* [Data]
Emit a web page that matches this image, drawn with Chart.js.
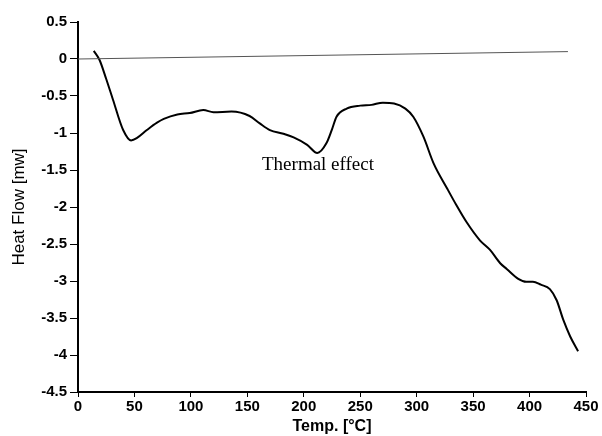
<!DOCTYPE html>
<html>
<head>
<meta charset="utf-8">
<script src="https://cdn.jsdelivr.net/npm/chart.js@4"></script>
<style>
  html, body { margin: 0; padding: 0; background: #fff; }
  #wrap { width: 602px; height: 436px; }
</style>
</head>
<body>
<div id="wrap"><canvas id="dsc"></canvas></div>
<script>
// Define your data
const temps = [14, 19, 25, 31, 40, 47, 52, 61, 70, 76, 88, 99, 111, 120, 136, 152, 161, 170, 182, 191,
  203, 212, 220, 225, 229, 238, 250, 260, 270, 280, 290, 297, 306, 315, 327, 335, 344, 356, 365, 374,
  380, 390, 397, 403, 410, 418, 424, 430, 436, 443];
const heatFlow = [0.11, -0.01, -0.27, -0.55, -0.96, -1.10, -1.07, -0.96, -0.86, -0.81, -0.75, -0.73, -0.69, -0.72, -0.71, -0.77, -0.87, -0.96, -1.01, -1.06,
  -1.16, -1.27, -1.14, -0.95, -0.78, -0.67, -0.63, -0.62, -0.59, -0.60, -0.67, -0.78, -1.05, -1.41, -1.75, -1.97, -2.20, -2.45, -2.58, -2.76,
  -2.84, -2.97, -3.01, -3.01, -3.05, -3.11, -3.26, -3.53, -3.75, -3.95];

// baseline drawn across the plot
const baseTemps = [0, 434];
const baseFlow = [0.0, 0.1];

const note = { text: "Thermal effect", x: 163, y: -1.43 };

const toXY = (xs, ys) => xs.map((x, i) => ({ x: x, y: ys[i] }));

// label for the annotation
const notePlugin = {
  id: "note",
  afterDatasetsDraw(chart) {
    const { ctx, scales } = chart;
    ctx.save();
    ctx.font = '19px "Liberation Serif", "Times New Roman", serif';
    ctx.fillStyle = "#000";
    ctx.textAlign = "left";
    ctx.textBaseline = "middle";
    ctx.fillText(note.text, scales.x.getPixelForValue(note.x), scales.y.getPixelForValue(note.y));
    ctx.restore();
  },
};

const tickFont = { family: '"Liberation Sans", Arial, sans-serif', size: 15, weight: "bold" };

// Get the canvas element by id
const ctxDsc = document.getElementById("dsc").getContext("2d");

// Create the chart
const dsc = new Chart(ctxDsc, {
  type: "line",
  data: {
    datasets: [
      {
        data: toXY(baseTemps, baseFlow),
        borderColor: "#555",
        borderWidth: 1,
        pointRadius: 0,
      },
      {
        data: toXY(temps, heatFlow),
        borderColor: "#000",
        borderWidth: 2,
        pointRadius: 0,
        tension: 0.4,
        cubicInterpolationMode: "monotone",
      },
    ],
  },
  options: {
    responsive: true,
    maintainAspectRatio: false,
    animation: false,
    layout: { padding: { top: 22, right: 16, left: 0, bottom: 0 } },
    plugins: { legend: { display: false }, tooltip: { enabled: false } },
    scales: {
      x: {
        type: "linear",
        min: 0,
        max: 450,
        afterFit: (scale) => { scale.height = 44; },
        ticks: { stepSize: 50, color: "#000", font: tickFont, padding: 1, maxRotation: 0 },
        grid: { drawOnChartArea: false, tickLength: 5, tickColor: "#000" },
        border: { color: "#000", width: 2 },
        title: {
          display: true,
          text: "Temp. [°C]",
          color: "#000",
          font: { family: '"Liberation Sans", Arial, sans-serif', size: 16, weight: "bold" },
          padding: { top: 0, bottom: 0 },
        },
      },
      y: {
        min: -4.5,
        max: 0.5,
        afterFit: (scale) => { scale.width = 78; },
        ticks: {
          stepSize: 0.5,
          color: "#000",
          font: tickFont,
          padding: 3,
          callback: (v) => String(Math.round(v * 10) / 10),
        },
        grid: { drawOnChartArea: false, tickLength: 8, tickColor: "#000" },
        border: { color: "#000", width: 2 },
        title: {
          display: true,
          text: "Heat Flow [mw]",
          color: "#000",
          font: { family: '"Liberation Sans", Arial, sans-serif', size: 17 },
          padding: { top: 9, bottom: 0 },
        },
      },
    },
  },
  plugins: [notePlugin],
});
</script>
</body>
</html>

* [What the task requires]
Skip every picture and transcribe the data above exactly.

* [Exercise solution]
Emit a web page that matches this image, drawn with Chart.js.
<!DOCTYPE html>
<html>
<head>
<meta charset="utf-8">
<script src="https://cdn.jsdelivr.net/npm/chart.js@4"></script>
<style>
  html, body { margin: 0; padding: 0; background: #fff; }
  #wrap { width: 602px; height: 436px; }
</style>
</head>
<body>
<div id="wrap"><canvas id="dsc"></canvas></div>
<script>
// Define your data
const temps = [14, 19, 25, 31, 40, 47, 52, 61, 70, 76, 88, 99, 111, 120, 136, 152, 161, 170, 182, 191,
  203, 212, 220, 225, 229, 238, 250, 260, 270, 280, 290, 297, 306, 315, 327, 335, 344, 356, 365, 374,
  380, 390, 397, 403, 410, 418, 424, 430, 436, 443];
const heatFlow = [0.11, -0.01, -0.27, -0.55, -0.96, -1.10, -1.07, -0.96, -0.86, -0.81, -0.75, -0.73, -0.69, -0.72, -0.71, -0.77, -0.87, -0.96, -1.01, -1.06,
  -1.16, -1.27, -1.14, -0.95, -0.78, -0.67, -0.63, -0.62, -0.59, -0.60, -0.67, -0.78, -1.05, -1.41, -1.75, -1.97, -2.20, -2.45, -2.58, -2.76,
  -2.84, -2.97, -3.01, -3.01, -3.05, -3.11, -3.26, -3.53, -3.75, -3.95];

// baseline drawn across the plot
const baseTemps = [0, 434];
const baseFlow = [0.0, 0.1];

const note = { text: "Thermal effect", x: 163, y: -1.43 };

const toXY = (xs, ys) => xs.map((x, i) => ({ x: x, y: ys[i] }));

// label for the annotation
const notePlugin = {
  id: "note",
  afterDatasetsDraw(chart) {
    const { ctx, scales } = chart;
    ctx.save();
    ctx.font = '19px "Liberation Serif", "Times New Roman", serif';
    ctx.fillStyle = "#000";
    ctx.textAlign = "left";
    ctx.textBaseline = "middle";
    ctx.fillText(note.text, scales.x.getPixelForValue(note.x), scales.y.getPixelForValue(note.y));
    ctx.restore();
  },
};

const tickFont = { family: '"Liberation Sans", Arial, sans-serif', size: 15, weight: "bold" };

// Get the canvas element by id
const ctxDsc = document.getElementById("dsc").getContext("2d");

// Create the chart
const dsc = new Chart(ctxDsc, {
  type: "line",
  data: {
    datasets: [
      {
        data: toXY(baseTemps, baseFlow),
        borderColor: "#555",
        borderWidth: 1,
        pointRadius: 0,
      },
      {
        data: toXY(temps, heatFlow),
        borderColor: "#000",
        borderWidth: 2,
        pointRadius: 0,
        tension: 0.4,
        cubicInterpolationMode: "monotone",
      },
    ],
  },
  options: {
    responsive: true,
    maintainAspectRatio: false,
    animation: false,
    layout: { padding: { top: 22, right: 16, left: 0, bottom: 0 } },
    plugins: { legend: { display: false }, tooltip: { enabled: false } },
    scales: {
      x: {
        type: "linear",
        min: 0,
        max: 450,
        afterFit: (scale) => { scale.height = 44; },
        ticks: { stepSize: 50, color: "#000", font: tickFont, padding: 1, maxRotation: 0 },
        grid: { drawOnChartArea: false, tickLength: 5, tickColor: "#000" },
        border: { color: "#000", width: 2 },
        title: {
          display: true,
          text: "Temp. [°C]",
          color: "#000",
          font: { family: '"Liberation Sans", Arial, sans-serif', size: 16, weight: "bold" },
          padding: { top: 0, bottom: 0 },
        },
      },
      y: {
        min: -4.5,
        max: 0.5,
        afterFit: (scale) => { scale.width = 78; },
        ticks: {
          stepSize: 0.5,
          color: "#000",
          font: tickFont,
          padding: 3,
          callback: (v) => String(Math.round(v * 10) / 10),
        },
        grid: { drawOnChartArea: false, tickLength: 8, tickColor: "#000" },
        border: { color: "#000", width: 2 },
        title: {
          display: true,
          text: "Heat Flow [mw]",
          color: "#000",
          font: { family: '"Liberation Sans", Arial, sans-serif', size: 17 },
          padding: { top: 9, bottom: 0 },
        },
      },
    },
  },
  plugins: [notePlugin],
});
</script>
</body>
</html>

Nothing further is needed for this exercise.